WHAT YOU WILL DO: Retype every line from the start of the entries below down to the line with "from bokeh.resources import INLINE", both ends included; skip the pictures.

PROVIDED DATA:
* Start *
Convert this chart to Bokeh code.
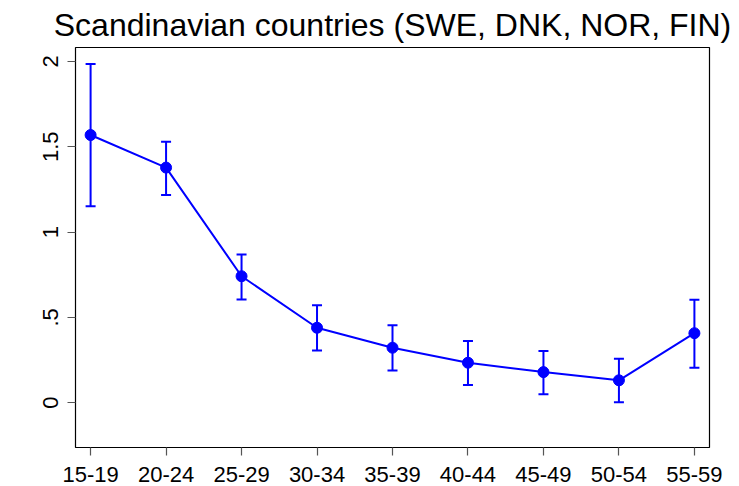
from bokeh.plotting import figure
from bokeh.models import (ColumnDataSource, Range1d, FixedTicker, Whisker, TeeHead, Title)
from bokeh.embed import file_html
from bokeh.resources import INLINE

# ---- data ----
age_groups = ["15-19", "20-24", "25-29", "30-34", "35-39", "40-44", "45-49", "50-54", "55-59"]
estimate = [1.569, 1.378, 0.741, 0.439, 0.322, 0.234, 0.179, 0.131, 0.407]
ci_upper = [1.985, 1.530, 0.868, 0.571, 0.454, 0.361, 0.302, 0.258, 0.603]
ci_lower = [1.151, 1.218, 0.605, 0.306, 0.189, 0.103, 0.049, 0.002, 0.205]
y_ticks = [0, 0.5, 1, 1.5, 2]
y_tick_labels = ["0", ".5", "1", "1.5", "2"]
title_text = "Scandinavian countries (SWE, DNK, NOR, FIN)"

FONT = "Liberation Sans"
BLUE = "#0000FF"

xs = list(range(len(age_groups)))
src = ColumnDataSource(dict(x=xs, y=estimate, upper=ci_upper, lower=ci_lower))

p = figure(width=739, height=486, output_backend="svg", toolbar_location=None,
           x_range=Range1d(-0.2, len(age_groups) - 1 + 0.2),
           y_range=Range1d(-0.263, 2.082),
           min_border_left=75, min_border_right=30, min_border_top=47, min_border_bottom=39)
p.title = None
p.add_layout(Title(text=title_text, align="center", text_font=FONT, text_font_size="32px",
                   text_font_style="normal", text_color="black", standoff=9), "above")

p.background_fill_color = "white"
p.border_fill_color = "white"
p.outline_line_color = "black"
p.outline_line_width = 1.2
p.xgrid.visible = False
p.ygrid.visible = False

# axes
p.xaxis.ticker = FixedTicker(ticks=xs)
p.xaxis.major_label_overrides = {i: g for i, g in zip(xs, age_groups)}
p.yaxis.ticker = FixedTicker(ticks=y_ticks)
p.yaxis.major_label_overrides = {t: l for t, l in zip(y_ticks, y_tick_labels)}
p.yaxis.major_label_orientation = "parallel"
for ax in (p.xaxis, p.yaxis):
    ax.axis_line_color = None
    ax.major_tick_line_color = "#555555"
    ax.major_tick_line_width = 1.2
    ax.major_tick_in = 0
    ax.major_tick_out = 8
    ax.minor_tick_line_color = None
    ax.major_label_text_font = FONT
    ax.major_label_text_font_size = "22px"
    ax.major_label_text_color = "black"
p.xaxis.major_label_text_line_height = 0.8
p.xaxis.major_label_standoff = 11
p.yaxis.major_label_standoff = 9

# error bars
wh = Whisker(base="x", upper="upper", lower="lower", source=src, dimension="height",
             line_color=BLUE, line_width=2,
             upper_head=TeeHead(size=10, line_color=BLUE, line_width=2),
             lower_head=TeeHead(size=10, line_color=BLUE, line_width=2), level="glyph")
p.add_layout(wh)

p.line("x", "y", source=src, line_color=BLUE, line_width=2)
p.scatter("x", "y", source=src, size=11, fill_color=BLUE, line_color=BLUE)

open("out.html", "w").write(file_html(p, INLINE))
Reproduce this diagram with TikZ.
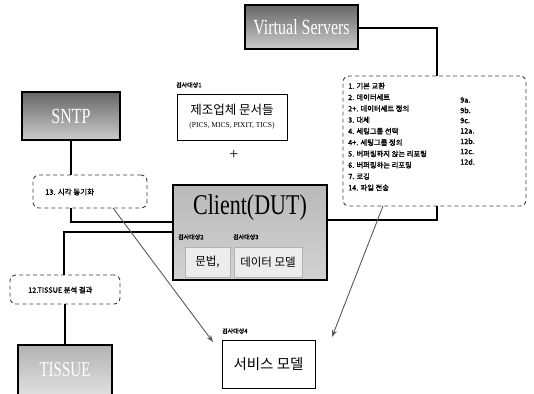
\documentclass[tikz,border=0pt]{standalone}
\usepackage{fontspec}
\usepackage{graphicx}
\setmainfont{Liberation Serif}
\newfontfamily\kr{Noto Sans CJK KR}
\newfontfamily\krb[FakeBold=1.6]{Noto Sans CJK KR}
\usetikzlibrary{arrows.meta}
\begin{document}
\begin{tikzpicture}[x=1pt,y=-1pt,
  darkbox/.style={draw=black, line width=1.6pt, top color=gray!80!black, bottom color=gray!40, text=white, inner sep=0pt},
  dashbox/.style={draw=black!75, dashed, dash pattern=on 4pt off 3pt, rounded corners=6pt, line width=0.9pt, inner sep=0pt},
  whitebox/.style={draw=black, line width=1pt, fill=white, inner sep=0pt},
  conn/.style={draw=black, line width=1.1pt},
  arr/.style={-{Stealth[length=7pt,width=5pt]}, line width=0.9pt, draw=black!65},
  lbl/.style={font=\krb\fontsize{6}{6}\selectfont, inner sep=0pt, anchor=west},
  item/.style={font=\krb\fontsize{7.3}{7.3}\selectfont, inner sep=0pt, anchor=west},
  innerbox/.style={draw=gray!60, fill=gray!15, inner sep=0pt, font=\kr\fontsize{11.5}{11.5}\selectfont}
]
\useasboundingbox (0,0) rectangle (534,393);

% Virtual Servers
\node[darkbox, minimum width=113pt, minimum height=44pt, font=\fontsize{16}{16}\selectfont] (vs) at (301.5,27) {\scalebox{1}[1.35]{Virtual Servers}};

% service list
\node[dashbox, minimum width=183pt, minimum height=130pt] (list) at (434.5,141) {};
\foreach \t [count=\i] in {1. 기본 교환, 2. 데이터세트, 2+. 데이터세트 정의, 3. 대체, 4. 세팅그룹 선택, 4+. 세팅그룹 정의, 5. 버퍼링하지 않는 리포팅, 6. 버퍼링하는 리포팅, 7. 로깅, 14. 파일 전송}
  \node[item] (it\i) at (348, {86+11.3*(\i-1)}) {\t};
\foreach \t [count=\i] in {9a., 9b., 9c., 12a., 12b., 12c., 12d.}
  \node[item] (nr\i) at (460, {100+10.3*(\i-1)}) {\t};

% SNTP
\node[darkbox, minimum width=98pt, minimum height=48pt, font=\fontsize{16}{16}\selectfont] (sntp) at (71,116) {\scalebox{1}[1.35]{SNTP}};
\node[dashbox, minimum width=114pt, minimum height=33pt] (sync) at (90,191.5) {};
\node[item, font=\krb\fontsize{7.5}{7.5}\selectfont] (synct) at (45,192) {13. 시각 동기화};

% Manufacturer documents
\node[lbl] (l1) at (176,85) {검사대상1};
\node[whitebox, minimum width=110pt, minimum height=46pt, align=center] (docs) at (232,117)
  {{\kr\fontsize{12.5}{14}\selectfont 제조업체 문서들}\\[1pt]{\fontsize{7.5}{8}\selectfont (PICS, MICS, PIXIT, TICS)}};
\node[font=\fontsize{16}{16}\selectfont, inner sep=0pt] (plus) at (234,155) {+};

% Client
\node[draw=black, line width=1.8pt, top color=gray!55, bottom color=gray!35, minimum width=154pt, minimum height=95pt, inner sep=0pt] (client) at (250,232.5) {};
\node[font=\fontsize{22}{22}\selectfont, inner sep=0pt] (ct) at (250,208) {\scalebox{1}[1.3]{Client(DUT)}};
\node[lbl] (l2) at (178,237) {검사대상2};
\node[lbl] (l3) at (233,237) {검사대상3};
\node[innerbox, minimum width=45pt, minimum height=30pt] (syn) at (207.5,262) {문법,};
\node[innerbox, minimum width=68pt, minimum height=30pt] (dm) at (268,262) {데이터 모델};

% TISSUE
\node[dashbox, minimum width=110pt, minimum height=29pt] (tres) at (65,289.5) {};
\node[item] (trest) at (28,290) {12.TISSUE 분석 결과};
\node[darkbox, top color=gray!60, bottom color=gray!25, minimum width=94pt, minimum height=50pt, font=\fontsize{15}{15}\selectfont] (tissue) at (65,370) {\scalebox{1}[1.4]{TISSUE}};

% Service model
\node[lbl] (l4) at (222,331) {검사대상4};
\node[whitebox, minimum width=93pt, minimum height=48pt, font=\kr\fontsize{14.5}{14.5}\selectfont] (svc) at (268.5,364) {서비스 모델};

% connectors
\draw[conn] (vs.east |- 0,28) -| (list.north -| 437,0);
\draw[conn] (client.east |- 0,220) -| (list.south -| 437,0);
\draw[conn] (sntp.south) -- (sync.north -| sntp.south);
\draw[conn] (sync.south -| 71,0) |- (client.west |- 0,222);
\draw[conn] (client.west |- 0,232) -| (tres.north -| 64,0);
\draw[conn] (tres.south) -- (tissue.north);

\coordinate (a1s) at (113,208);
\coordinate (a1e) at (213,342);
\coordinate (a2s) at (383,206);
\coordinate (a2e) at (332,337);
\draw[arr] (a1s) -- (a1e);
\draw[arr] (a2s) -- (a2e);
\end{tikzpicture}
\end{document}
* End *
ANSWER FOR THE TASK:
Convert this chart to Bokeh code.
from bokeh.plotting import figure
from bokeh.models import (ColumnDataSource, Range1d, FixedTicker, Whisker, TeeHead, Title)
from bokeh.embed import file_html
from bokeh.resources import INLINE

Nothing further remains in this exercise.